Peer review in Learning of probabilistic punishment as a model of anxiety produces changes in action but not punisher encoding in the dmPFC and VTA

Peer review process
Decision letter
Author response

Peer review process

This article was accepted for publication as part of eLife's original publishing model.

History

Version of Record published September 30, 2022
Accepted Manuscript published September 14, 2022
Accepted August 30, 2022
Received March 29, 2022
Preprint posted March 29, 2022

Go to the preprint

Decision letter

Geoffrey Schoenbaum

Reviewing Editor; National Institute on Drug Abuse, National Institutes of Health, United States
Kate M Wassum

Senior Editor; University of California, Los Angeles, United States
Geoffrey Schoenbaum

Reviewer; National Institute on Drug Abuse, National Institutes of Health, United States
Gavan P McNally

Reviewer; University of New South Wales, Australia

Our editorial process produces two outputs: i) public reviews designed to be posted alongside the preprint for the benefit of readers; ii) feedback on the manuscript for the authors, including requests for revisions, shown below. We also include an acceptance summary that explains what the editors found interesting or important about the work.

Decision letter after peer review:

Thank you for submitting your article "Learning of probabilistic punishment as a model of anxiety produces changes in action but not punishment encoding in the dmPFC and VTA" for consideration by eLife. Your article has been reviewed by 3 peer reviewers, including Geoffrey Schoenbaum as Reviewing Editor and Reviewer #1, and the evaluation has been overseen by Kate Wassum as the Senior Editor. The following individual involved in the review of your submission has agreed to reveal their identity: Gavan P McNally (Reviewer #3).
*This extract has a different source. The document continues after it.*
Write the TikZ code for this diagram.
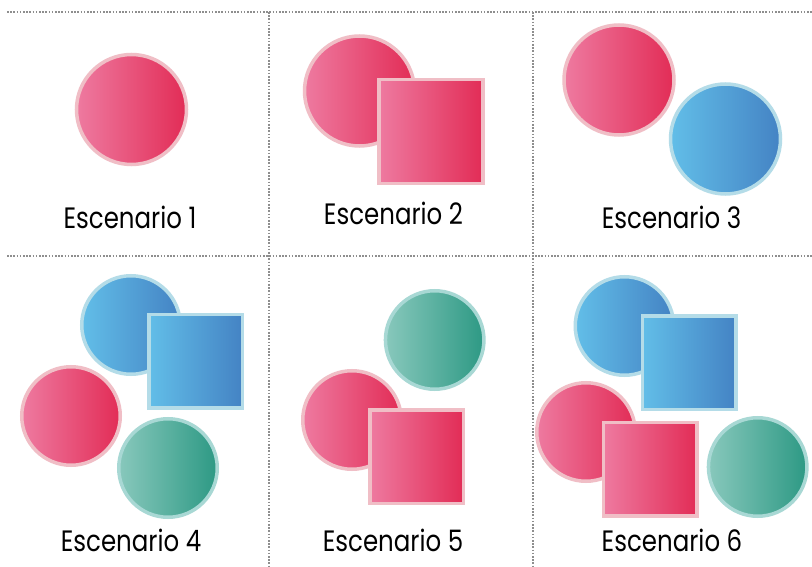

The reviewers have discussed their reviews with one another, and the Reviewing Editor has drafted this to help you prepare a revised submission.

Essential revisions:

While there was general consensus that the paper built nicely on the prior work and represented a meaningful and important Research Advance on that work, there was some disagreement in the reviews over whether the data was appropriately/clearly analyzed and what to do about it. Rather than trying to resolve this into specific points, the authors should look at the reviews and see various suggestions that highlight the respective difficulties the reviewers each had. Generally, there needs to be a bit more clarity and perhaps detail in the analysis of the behavioral and photometric data. At least two reviewers had difficulty locating data supporting or following the logic of data-specific claims made in the text. Additionally, some concern was raised that more discussion or reference should be made to places where the bulk calcium signal diverges from or fails to show information known from the prior report to be in the spiking activity. This came up in the discussion and seems particularly important in the context of this format.

We ask that you please address each of the reviewers points from both the public review and recommendations for authors. If you have not already done so, please include a key resource table and ensure your manuscript complies with the eLife policies for statistical reporting: https://reviewer.elifesciences.org/author-guide/full "Report exact p-values wherever possible alongside the summary statistics and 95% confidence intervals. These should be reported for all key questions and not only when the p-value is less than 0.05."

Reviewer #1 (Recommendations for the authors):

Suggestions:

1) To address the design issue and the language, I think the authors should just steer clear of strong language about punishment contingencies. As noted above, it is unclear to me whether the behavioral changes reflect the real-time imposition of the shock, or if the rats have really learned specific contingencies. There is some change across sessions, but it seems to me this could be just sensitization to the shock. Or some form of specific learning as the authors suggest. But with so little experience and such sparse shock, it is hard to know exactly. It would be simpler just to refer to what is operationally happening.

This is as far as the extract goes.